4 Things I've Learned in 4 Years
Brad and I's 4th wedding anniversary is this week. It's amazing to look back and see how much has changed! I'm not an expert on marriage, but here are a few things I've gleaned by the grace of God in the years we've been married...
Being on the same page before marriage makes a difference.
At the end of the day, staying married is about valuing a commitment and a covenant above all else no matter how your spouse changes. However, now that we are in the midst of busy daily life, I'm SO grateful that we talked through a lot of our core values before we tied the knot. It's paying off... big time. Our personalities and the "how" of our approach is different, but we both want the same end goal. When two people are on the same page about the "big stuff", it's easier to sort through the small stuff. Brad and I largely agree on faith, kids, finances, family, roles in marriage, and other core issues that can cause a lot of conflict in marriage. That's not to say we haven't had our share of conflicts or unexpected "hey, wait...I thought you wanted something different" conversations, but overall, those things haven't provoked major hurt in our lives. I'm thankful for this, and I attribute it to God's protection and conversing about those issues before we got married.
It's essential to be a good forgiver.
Want to know a skill that we've exercised a lot in the last 4 years? Forgiveness. I classify it as a skill, because it's something that doesn't always come easy or naturally...it takes practice. We started out early in our marriage saying to each other, "would you forgive me for...(and then naming the specific sin)" and then the other person says, "yes, I forgive you for... (naming specific sin)." This way, we don't minimize or act like it doesn't matter to reconcile about specific offenses. It's hard to look the person you love in the eye and name your sin, and it's equally hard to name the sin and be the forgiver. Setting this pattern was difficult, but 4 years later, it's paying off. Although we've had lots of hurts and conflicts, those things have been reconciled and put away, not to harm our relationship for years to come. We make it a practice to resolve things and then refuse to continue punishing or holding it over the other persons head. Wow...marriage changer right there.
Make time for each other and live life together.
Sometimes people have teased us about being homebodies or overly reliant on each other. It's true that often times you'll find us doing things as a couple when we could be doing our own thing. Partly, this is because we genuinely like doing things together and we feel like best friends. When I have a choice, Brad is the first person I want to share activities and experiences with. Doing things as a couple, even mundane daily things like talking about business goals, going for walks, and eating meals together every night, has helped us grow as friends and companions.
Grow and change with your spouse's interests.

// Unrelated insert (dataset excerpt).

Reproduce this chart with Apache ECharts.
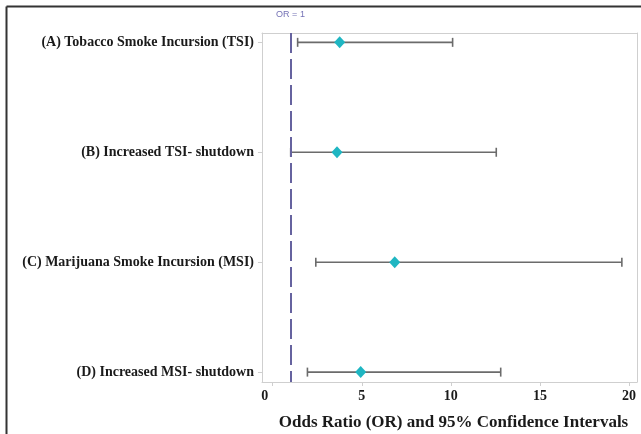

Although we had many conversations about our core values before we were married, that's not to say that things haven't changed over the years. I sometimes hear the expression, "we just grew in different directions and became different people," when referring to the end of a relationship. Growing in the same direction is a choice, and you can choose to follow your spouse in his or her interests instead of fighting them. Brad is a dreamer and has lots of frequently changing ideas and interests. At first, I fought this and wanted to get practical, bringing his dreams down to earth. By God's grace, early in our marriage I realized that if I wanted to keep going with Brad, I needed to keep growing with Brad. These days I try to embrace, participate in, and support his interests in whatever way I can. Yes, there is still need for the occasional, "let's get real about this" conversation, but not as often as you would think.
I'm so thankful for Brad and I am in AWE that God put me with someone who is exactly right for me in so many ways.